For the Love of Metaphysics - Karin Nisenbaum - Bog - Oxford University Press Inc - Plusbog.dk

In his Critique of Pure Reason, Kant argued that human reason is inherently conflicted, because it demands a form of unconditioned knowledge which is unattainable; his solution to this conflict of reason relies on the idea that reason''s quest for the unconditioned can only be realized practically. Karin Nisenbaum recommends viewing this conflict of reason, and Kant''s solution to this conflict, as the central problem shaping the contours of post-Kantian German Idealism. She contends that the rise and fall of German Idealism is to be told as a story about the different interpretations, appropriations, and radicalization of Kant''s prioritizing of the practical.
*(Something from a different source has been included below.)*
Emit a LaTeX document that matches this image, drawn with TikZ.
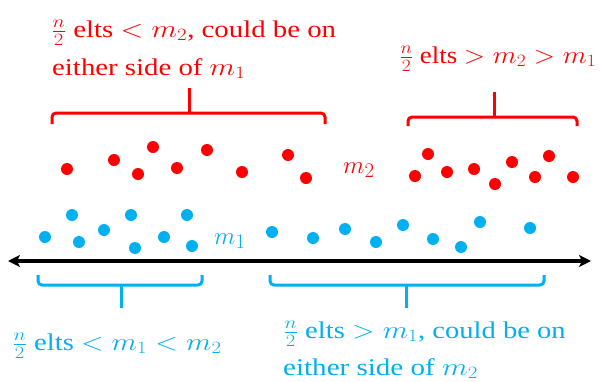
\documentclass[tikz,border=0pt]{standalone}
\usepackage{graphicx}
\usepackage{fontspec}
\setmainfont{Liberation Serif}
\usetikzlibrary{arrows.meta}
\definecolor{pred}{HTML}{FF0000}
\definecolor{pblue}{HTML}{00B0F0}
\newcommand{\wide}[2][1.2]{\scalebox{#1}[1]{#2}}
\begin{document}
\begin{tikzpicture}[x=1pt,y=-1pt,
  rdot/.style={circle,fill=pred,minimum size=12pt,inner sep=0pt},
  bdot/.style={circle,fill=pblue,minimum size=12pt,inner sep=0pt},
  lbl/.style={anchor=base west,inner sep=0pt,font=\fontsize{24}{28}\selectfont},
  mlbl/.style={anchor=base west,inner sep=0pt,font=\fontsize{28}{32}\selectfont},
  brk/.style={line width=3pt,rounded corners=4pt},
  axis/.style={line width=3.5pt,{Stealth[length=12pt,width=12pt,inset=3pt]}-{Stealth[length=12pt,width=12pt,inset=3pt]}}]
\useasboundingbox (0,0) rectangle (600,381);
% red dots
\foreach \x/\y [count=\i] in {67/169,114/160,138/174,153/147,177/168,207/150,242/172,288/155,306/178,415/176,428/154,447/172,474/169,495/184,512/162,535/177,549/156,573/177}
  \node[rdot] (r\i) at (\x,\y) {};
% blue dots
\foreach \x/\y [count=\i] in {45/237,72/215,79/242,104/230,131/215,135/248,164/237,187/215,192/246,272/232,313/238,345/229,376/242,403/225,433/239,461/247,480/222,530/228}
  \node[bdot] (b\i) at (\x,\y) {};
% labels m2, m1
\node[mlbl,text=pred] (m2) at (343,173) {$m_2$};
\node[mlbl,text=pblue] (m1) at (214,244) {$m_1$};
% number line
\coordinate (la) at (8,261);
\coordinate (ra) at (591,261);
\draw[axis] (la) -- (ra);
% red brackets
\draw[brk,pred] (52,124) -- (52,113) -- (325,113) -- (325,124);
\draw[line width=3pt,pred] (189,113) -- (189,88);
\draw[brk,pred] (408,126) -- (408,117) -- (577,117) -- (577,126);
\draw[line width=3pt,pred] (494,117) -- (494,92);
% blue brackets
\draw[brk,pblue] (38,275) -- (38,285) -- (202,285) -- (202,275);
\draw[line width=3pt,pblue] (121,285) -- (121,308);
\draw[brk,pblue] (270,275) -- (270,285) -- (544,285) -- (544,275);
\draw[line width=3pt,pblue] (406,285) -- (406,308);
% texts
\node[lbl,text=pred] (t1) at (51,37) {\wide{$\frac{n}{2}$ elts $<m_2$, could be on}};
\node[lbl,text=pred] (t2) at (52,75) {\wide{either side of $m_1$}};
\node[lbl,text=pred] (t3) at (399,63) {\wide[1.12]{$\frac{n}{2}$ elts $>m_2>m_1$}};
\node[lbl,text=pblue] (t4) at (12,350) {\wide[1.19]{$\frac{n}{2}$ elts $<m_1<m_2$}};
\node[lbl,text=pblue] (t5) at (283,338) {\wide[1.19]{$\frac{n}{2}$ elts $>m_1$, could be on}};
\node[lbl,text=pblue] (t6) at (283,375) {\wide[1.21]{either side of $m_2$}};
\end{tikzpicture}
\end{document}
The first part of the book explains why Kant''s critics and followers came to understand the aim of Kant''s critical philosophy in light of the conflict of reason. According to Nisenbaum, F. H. Jacobi and Salomon Maimon set the stage for the reception of Kant''s critical philosophy by conceiving its aim in terms of meeting reason''s demand for unconditioned knowledge, and by understanding the conflict of reason as a conflict between thinking and acting, or knowing and willing. The manner in which the post-Kantian German Idealists radicalized Kant''s prioritizing of the practical is the central topic of the second part of the book, which focuses on works by J.G. Fichte and F.W.J. Schelling. The third part clarifies why, in order to solve the conflict of reason, Schelling and Rosenzweig developed the view that human experience is grounded in three irreducible elements--God, the natural world, and human beings--which relate in three temporal dimensions: Creation, Revelation, and Redemption.